The Didache condemns certain sexual “sins” (pederasty, adultery, and, generally, immorality) but it does not number homosexual activity among them, or say anything about it."
The first legislation proscribing pederasty was passed by a group of bishops at the Synod of Elvira in southern Spain in 309 AD.
As late as the 7th century, a canon of the church by St. Fructuosus of Braga, condemning "
clerics and monks who are seducers of males" quoted by St.

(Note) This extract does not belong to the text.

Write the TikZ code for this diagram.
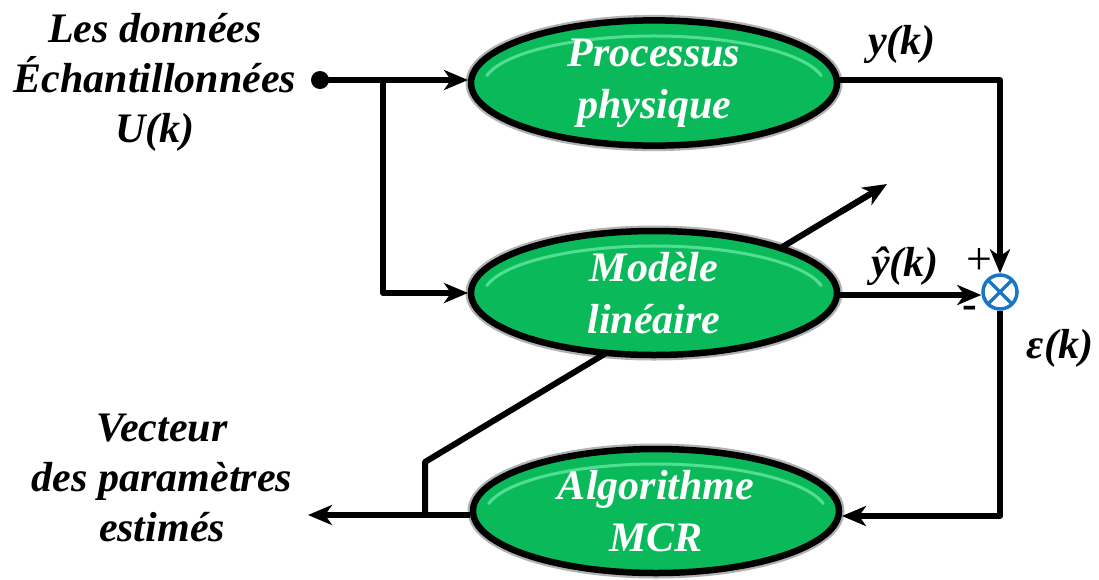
\documentclass[tikz,border=0pt]{standalone}
\usepackage{fontspec}
\setmainfont{Liberation Serif}
\usetikzlibrary{arrows.meta,shapes.geometric,calc}
\definecolor{blockgreen}{RGB}{10,186,90}
\definecolor{blockhi}{RGB}{100,232,160}
\definecolor{sumblue}{RGB}{24,118,196}
\tikzset{
  block/.style={ellipse, minimum width=366pt, minimum height=124pt, inner sep=0pt,
    draw=black, line width=6.5pt, fill=blockgreen,
    preaction={draw=black, line width=11pt, opacity=0.3},
    path picture={
      \coordinate (hc) at ([yshift=-3pt]path picture bounding box.center);
      \draw[blockhi, line width=3pt, opacity=0.8, line cap=round]
        ($(hc)+(12:171pt and 50pt)$) arc[start angle=12, end angle=168, x radius=171pt, y radius=50pt];},
    text=white, align=center, font=\fontsize{42}{52}\selectfont\bfseries\itshape},
  lbl/.style={align=center, font=\fontsize{42}{50}\selectfont\bfseries\itshape},
  wire/.style={line width=6pt},
  arr/.style={wire, -{Stealth[length=24pt,width=20pt,inset=7pt]}},
  sum/.style={circle, draw=sumblue, line width=3.5pt, minimum size=34pt, inner sep=0pt}
}
\begin{document}
\begin{tikzpicture}[x=1pt,y=-1pt]
\useasboundingbox (0,0) rectangle (1099,579);

% feedback line from the parameter vector into the model (drawn under the blocks)
\coordinate (kneeA) at (425,515);
\coordinate (kneeB) at (425,462);
\coordinate (tip) at (887,184);
\draw[wire, line join=round] (kneeA) -- (kneeB) -- ($(kneeB)!0.97!(tip)$);
\draw[arr] ($(kneeB)!0.9!(tip)$) -- (tip);

% blocks
\node[block] (proc) at (654,83) {Processus\\physique};
\node[block] (model) at (654,293) {Modèle\\linéaire};
\node[block] (algo) at (656,511) {Algorithme\\MCR};

% summing junction
\node[sum] (sum) at (1000,292) {};
\draw[sumblue, line width=3.5pt] ($(sum.center)+(-11,-11)$) -- ($(sum.center)+(11,11)$)
  ($(sum.center)+(11,-11)$) -- ($(sum.center)+(-11,11)$);

% input and its branches
\coordinate (in) at (320,80);
\fill (in) circle (9pt);
\coordinate (split) at (383,80);
\coordinate (pin) at (468,80);
\draw[arr] (in) -- (pin);
\coordinate (min) at (468,293);
\draw[arr, line join=round] (split) |- (min);

% plant output to the junction
\coordinate (pout) at (838,80);
\coordinate (pcorner) at (1000,80);
\draw[wire, line join=round] (pout) -- (pcorner) -- ($(sum.north)+(0,-30)$);
\draw[arr] ($(sum.north)+(0,-40)$) -- (sum.north);

% model output to the junction
\coordinate (mout) at (838,295);
\draw[arr] (mout) -- (sum.west |- mout);

% error to the estimator
\coordinate (ecorner) at (1000,516);
\coordinate (ain) at (842,516);
\draw[wire, line join=round] (sum.south) -- (ecorner) -- ($(ain)+(30,0)$);
\draw[arr] ($(ain)+(40,0)$) -- (ain);

% estimated parameters out
\coordinate (aout) at (470,515);
\coordinate (out) at (308,515);
\draw[arr] (aout) -- (out);

% labels
\node[lbl] (inlbl) at (155,82) {Les données\\Échantillonnées\\U(k)};
\node[lbl] (outlbl) at (162,478) {Vecteur\\des paramètres\\estimés};
\node[lbl, anchor=base] (ylbl) at (902,54) {y(k)};
\node[lbl, anchor=base] (yhlbl) at (905,276) {ŷ(k)};
\node[lbl, anchor=base] (elbl) at (1060,358) {ε(k)};
\node[font=\fontsize{46}{46}\selectfont] (plus) at (979,261) {+};
\node[font=\fontsize{44}{44}\selectfont\bfseries] (minus) at (970,312) {-};
\end{tikzpicture}
\end{document}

Peter Damian in 1051, still defined homosexual sex in terms of pederasty:
"A cleric or monk who seduces adolescent males or young boys, or who is caught in a kiss or other occasion of indecency, should be publicly beaten and lose his tonsure, and having been disgracefully shaved, his face is to be smeared with spittle, and he is to be bound in iron chains, worn down with six months of imprisonment, and three days every week to fast on barley bread until sundown.
After this, spending his time separated in his room for another six months in the custody of a spiritual senior, he should be intent upon the work of his hands and on prayer, subject to vigils and prayers, and he should always walk under the guard of two spiritual brothers, never again soliciting sexual intercourse from youth by perverse speech or counsel and he shall never again associate with male youths in private conversation nor in counselling them."
(Book of Gomorrah Chapter 16 )
In French, "
pédérastie" is still used as a synonym for homosexuality.
The
Sibylline oracles claim that only the Jews were free from this:
[The Jews] are mindful of holy wedlock,
and they do not engage in impious intercourse with male children,
as do Phoenicians, Egyptians and Romans,
spacious Greece and many nations of other,
Persians and Galatians and all Asia, transgressing
the holy law of immortal God, which they transgressed.